In Southern California, Rancho Cucamonga to be exact, assisting with a network rebuild at one of our warehouses. As usual with these projects, we start early in the morning after a caffeine jumpstart at the local Starbucks and work until after dark. The first day, Friday, we never left the building…about a 100′ walk from the server room. Saturday I did get a chance to stroll outside on a couple of occasions and look at the mountain range rising behind the jail. The peaks had a good covering of snow, courtesy of the heavy storms mid- week that almost canceled our installation. I was struck by the haze hiding the base of the mountains, a typical view according to the locals…

Sometime about the middle of the day

12_08 hazy la day

And just at sunset (still about three hours work to go)
12_08 hazy la sunset

For those of you who have never seen a “server room,” prepare to be disappointed. Most are not anything like you see in the movies. They are usually just a bunch of computers in a room with a mass of wires and cables running hither and yon. It is not until you get to big networks that they take on the appearance of the fancy server centers the media is so fond of.

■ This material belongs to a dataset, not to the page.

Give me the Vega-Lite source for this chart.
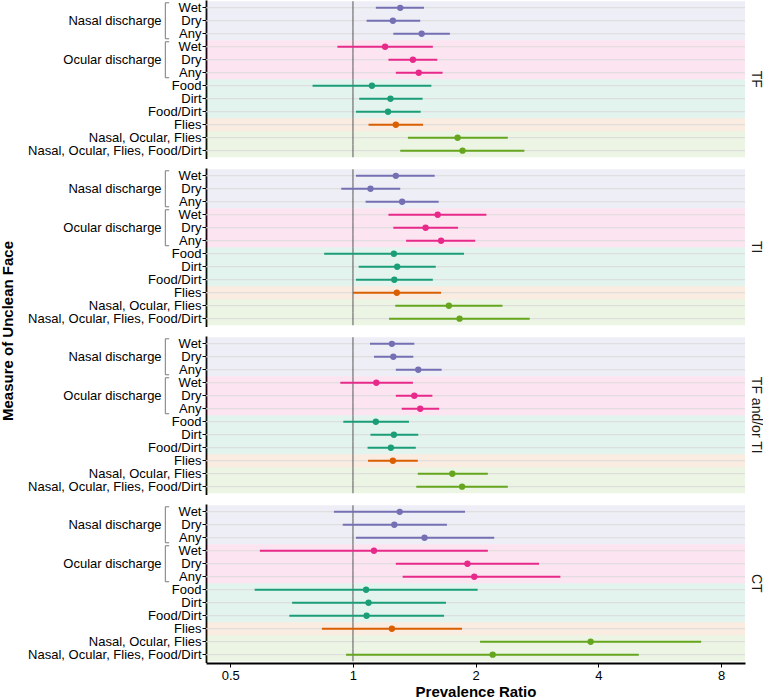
{
  "$schema": "https://vega.github.io/schema/vega-lite/v6.json",
  "padding": {"left": 0, "top": 0, "right": 0, "bottom": 0},
  "bounds": "flush",
  "config": {
    "view": {"stroke": null},
    "font": "Liberation Sans",
    "axis": {"labelFont": "Liberation Sans", "titleFont": "Liberation Sans", "labelColor": "#000", "titleColor": "#000"}
  },
  "data": {"values": [
    {"outcome":"TF","key":"Nasal|Wet","group":"Nasal discharge","pr":1.306,"lo":1.138,"hi":1.494},
    {"outcome":"TF","key":"Nasal|Dry","group":"Nasal discharge","pr":1.253,"lo":1.080,"hi":1.462},
    {"outcome":"TF","key":"Nasal|Any","group":"Nasal discharge","pr":1.474,"lo":1.256,"hi":1.729},
    {"outcome":"TF","key":"Ocular|Wet","group":"Ocular discharge","pr":1.199,"lo":0.916,"hi":1.570},
    {"outcome":"TF","key":"Ocular|Dry","group":"Ocular discharge","pr":1.403,"lo":1.222,"hi":1.610},
    {"outcome":"TF","key":"Ocular|Any","group":"Ocular discharge","pr":1.450,"lo":1.274,"hi":1.659},
    {"outcome":"TF","key":"Food","group":"Food/Dirt","pr":1.113,"lo":0.796,"hi":1.557},
    {"outcome":"TF","key":"Dirt","group":"Food/Dirt","pr":1.236,"lo":1.036,"hi":1.482},
    {"outcome":"TF","key":"Food/Dirt","group":"Food/Dirt","pr":1.219,"lo":1.017,"hi":1.466},
    {"outcome":"TF","key":"Flies","group":"Flies","pr":1.274,"lo":1.092,"hi":1.486},
    {"outcome":"TF","key":"Nasal, Ocular, Flies","group":"Combined","pr":1.806,"lo":1.364,"hi":2.398},
    {"outcome":"TF","key":"Nasal, Ocular, Flies, Food/Dirt","group":"Combined","pr":1.857,"lo":1.306,"hi":2.633},

    {"outcome":"TI","key":"Nasal|Wet","group":"Nasal discharge","pr":1.274,"lo":1.017,"hi":1.587},
    {"outcome":"TI","key":"Nasal|Dry","group":"Nasal discharge","pr":1.104,"lo":0.936,"hi":1.306},
    {"outcome":"TI","key":"Nasal|Any","group":"Nasal discharge","pr":1.320,"lo":1.074,"hi":1.623},
    {"outcome":"TI","key":"Ocular|Wet","group":"Ocular discharge","pr":1.614,"lo":1.222,"hi":2.125},
    {"outcome":"TI","key":"Ocular|Dry","group":"Ocular discharge","pr":1.507,"lo":1.256,"hi":1.811},
    {"outcome":"TI","key":"Ocular|Any","group":"Ocular discharge","pr":1.645,"lo":1.350,"hi":1.995},
    {"outcome":"TI","key":"Food","group":"Food/Dirt","pr":1.260,"lo":0.850,"hi":1.872},
    {"outcome":"TI","key":"Dirt","group":"Food/Dirt","pr":1.284,"lo":1.033,"hi":1.596},
    {"outcome":"TI","key":"Food/Dirt","group":"Food/Dirt","pr":1.263,"lo":1.017,"hi":1.570},
    {"outcome":"TI","key":"Flies","group":"Flies","pr":1.281,"lo":1.000,"hi":1.645},
    {"outcome":"TI","key":"Nasal, Ocular, Flies","group":"Combined","pr":1.719,"lo":1.270,"hi":2.327},
    {"outcome":"TI","key":"Nasal, Ocular, Flies, Food/Dirt","group":"Combined","pr":1.826,"lo":1.226,"hi":2.714},

    {"outcome":"TF and/or TI","key":"Nasal|Wet","group":"Nasal discharge","pr":1.246,"lo":1.101,"hi":1.414},
    {"outcome":"TF and/or TI","key":"Nasal|Dry","group":"Nasal discharge","pr":1.256,"lo":1.126,"hi":1.406},
    {"outcome":"TF and/or TI","key":"Nasal|Any","group":"Nasal discharge","pr":1.446,"lo":1.274,"hi":1.650},
    {"outcome":"TF and/or TI","key":"Ocular|Wet","group":"Ocular discharge","pr":1.141,"lo":0.931,"hi":1.403},
    {"outcome":"TF and/or TI","key":"Ocular|Dry","group":"Ocular discharge","pr":1.414,"lo":1.274,"hi":1.566},
    {"outcome":"TF and/or TI","key":"Ocular|Any","group":"Ocular discharge","pr":1.462,"lo":1.317,"hi":1.627},
    {"outcome":"TF and/or TI","key":"Food","group":"Food/Dirt","pr":1.138,"lo":0.947,"hi":1.372},
    {"outcome":"TF and/or TI","key":"Dirt","group":"Food/Dirt","pr":1.260,"lo":1.104,"hi":1.446},
    {"outcome":"TF and/or TI","key":"Food/Dirt","group":"Food/Dirt","pr":1.239,"lo":1.086,"hi":1.426},
    {"outcome":"TF and/or TI","key":"Flies","group":"Flies","pr":1.253,"lo":1.089,"hi":1.442},
    {"outcome":"TF and/or TI","key":"Nasal, Ocular, Flies","group":"Combined","pr":1.753,"lo":1.442,"hi":2.142},
    {"outcome":"TF and/or TI","key":"Nasal, Ocular, Flies, Food/Dirt","group":"Combined","pr":1.852,"lo":1.430,"hi":2.398},

    {"outcome":"CT","key":"Nasal|Wet","group":"Nasal discharge","pr":1.302,"lo":0.898,"hi":1.883},
    {"outcome":"CT","key":"Nasal|Dry","group":"Nasal discharge","pr":1.263,"lo":0.944,"hi":1.700},
    {"outcome":"CT","key":"Nasal|Any","group":"Nasal discharge","pr":1.498,"lo":1.017,"hi":2.221},
    {"outcome":"CT","key":"Ocular|Wet","group":"Ocular discharge","pr":1.126,"lo":0.591,"hi":2.142},
    {"outcome":"CT","key":"Ocular|Dry","group":"Ocular discharge","pr":1.909,"lo":1.274,"hi":2.860},
    {"outcome":"CT","key":"Ocular|Any","group":"Ocular discharge","pr":1.984,"lo":1.324,"hi":3.227},
    {"outcome":"CT","key":"Food","group":"Food/Dirt","pr":1.077,"lo":0.574,"hi":2.022},
    {"outcome":"CT","key":"Dirt","group":"Food/Dirt","pr":1.092,"lo":0.709,"hi":1.691},
    {"outcome":"CT","key":"Food/Dirt","group":"Food/Dirt","pr":1.080,"lo":0.698,"hi":1.673},
    {"outcome":"CT","key":"Flies","group":"Flies","pr":1.246,"lo":0.839,"hi":1.852},
    {"outcome":"CT","key":"Nasal, Ocular, Flies","group":"Combined","pr":3.829,"lo":2.050,"hi":7.147},
    {"outcome":"CT","key":"Nasal, Ocular, Flies, Food/Dirt","group":"Combined","pr":2.202,"lo":0.962,"hi":5.026}
  ]},
  "facet": {
    "row": {
      "field": "outcome",
      "type": "nominal",
      "sort": ["TF", "TI", "TF and/or TI", "CT"],
      "title": "Measure of Unclean Face",
      "header": {
        "labelOrient": "right",
        "labelAngle": 90,
        "labelFontSize": 14,
        "labelFont": "Liberation Sans",
        "labelColor": "#1a1a1a",
        "labelPadding": 4,
        "titleOrient": "left",
        "titleFontSize": 15,
        "titleFontWeight": "bold",
        "titleFont": "Liberation Sans",
        "titleColor": "#000",
        "titlePadding": 1
      }
    }
  },
  "spacing": {"row": 9},
  "spec": {
    "width": 539,
    "height": 158.5,
    "layer": [
      {
        "mark": {"type": "rect", "opacity": 0.12},
        "encoding": {
          "y": {
            "field": "key",
            "type": "nominal",
            "scale": {
              "domain": ["Nasal|Wet","Nasal|Dry","Nasal|Any","Ocular|Wet","Ocular|Dry","Ocular|Any","Food","Dirt","Food/Dirt","Flies","Nasal, Ocular, Flies","Nasal, Ocular, Flies, Food/Dirt"],
              "paddingInner": 0,
              "paddingOuter": 0.1
            },
            "axis": {
              "title": null,
              "labelExpr": "indexof(datum.value, '|') >= 0 ? split(datum.value, '|')[1] : datum.value",
              "labelFontSize": 13,
              "labelPadding": 1,
              "tickSize": 4,
              "tickColor": "#000",
              "domainColor": "#000",
              "domainWidth": 1.8,
              "grid": false
            }
          },
          "color": {"field": "group", "type": "nominal", "legend": null,
            "scale": {"domain": ["Nasal discharge","Ocular discharge","Food/Dirt","Flies","Combined"],
                      "range": ["#7570B3","#E7298A","#1B9E77","#D95F02","#66A61E"]}}
        }
      },
      {
        "mark": {"type": "rule", "color": "#DADADA", "strokeWidth": 1},
        "encoding": {
          "y": {"field": "key", "type": "nominal"}
        }
      },
      {
        "mark": {"type": "rect", "color": "#555555"},
        "encoding": {
          "y": {"field": "key", "type": "nominal"},
          "x": {"datum": 0.9972, "type": "quantitative",
            "scale": {"type": "log", "domain": [0.436, 9.156], "nice": false},
            "axis": {"title": "Prevalence Ratio", "values": [0.5, 1, 2, 4, 8], "format": "~g",
              "grid": false, "labelFontSize": 13, "titleFontSize": 15, "titleFontWeight": "bold",
              "tickColor": "#000", "domainColor": "#000", "domainWidth": 1.8, "tickSize": 4, "labelPadding": 2, "titlePadding": 2}},
          "x2": {"datum": 1.0028}
        }
      },
      {
        "mark": {"type": "rule", "strokeWidth": 2},
        "encoding": {
          "y": {"field": "key", "type": "nominal"},
          "x": {"field": "lo", "type": "quantitative"},
          "x2": {"field": "hi"},
          "color": {"field": "group", "type": "nominal", "legend": null}
        }
      },
      {
        "mark": {"type": "circle", "size": 40, "opacity": 1},
        "encoding": {
          "y": {"field": "key", "type": "nominal"},
          "x": {"field": "pr", "type": "quantitative"},
          "color": {"field": "group", "type": "nominal", "legend": null}
        }
      },
      {
        "transform": [
          {"filter": "indexof(datum.key, '|') >= 0"},
          {"aggregate": [{"op": "max", "field": "key", "as": "key"}, {"op": "min", "field": "key", "as": "key2"}], "groupby": ["outcome", "group"]}
        ],
        "mark": {"type": "rule", "color": "#7a7a7a", "strokeWidth": 1, "yOffset": -5, "y2Offset": 5},
        "encoding": {
          "x": {"datum": 0.3465, "type": "quantitative"},
          "y": {"field": "key", "type": "nominal"},
          "y2": {"field": "key2"}
        }
      },
      {
        "transform": [{"filter": "indexof(datum.key, '|Wet') >= 0"}],
        "mark": {"type": "rule", "color": "#7a7a7a", "strokeWidth": 1, "yOffset": -5},
        "encoding": {
          "y": {"field": "key", "type": "nominal"},
          "x": {"datum": 0.3465, "type": "quantitative"},
          "x2": {"datum": 0.3541}
        }
      },
      {
        "transform": [{"filter": "indexof(datum.key, '|Any') >= 0"}],
        "mark": {"type": "rule", "color": "#7a7a7a", "strokeWidth": 1, "yOffset": 5},
        "encoding": {
          "y": {"field": "key", "type": "nominal"},
          "x": {"datum": 0.3465, "type": "quantitative"},
          "x2": {"datum": 0.3541}
        }
      },
      {
        "transform": [{"filter": "indexof(datum.key, '|Dry') >= 0"}],
        "mark": {"type": "text", "align": "right", "baseline": "middle", "fontSize": 13, "font": "Liberation Sans", "color": "#000"},
        "encoding": {
          "y": {"field": "key", "type": "nominal"},
          "x": {"datum": 0.3393, "type": "quantitative"},
          "text": {"field": "group"}
        }
      }
    ]
  }
}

Here is the “server room” at the warehouse and our Network Architect, Tom Scott, making sense of the spaghetti known as network cabling. The main server is actually housed inside the big gray cabinet (a specially built… and expensive… box designed mainly to keep curious fingers away from the computer).

Please note two essential IT tools at the lower left: a cup of Starbucks coffee (that one is Tom’s, mine is much closer to me, behind the camera) and a pair of scissors.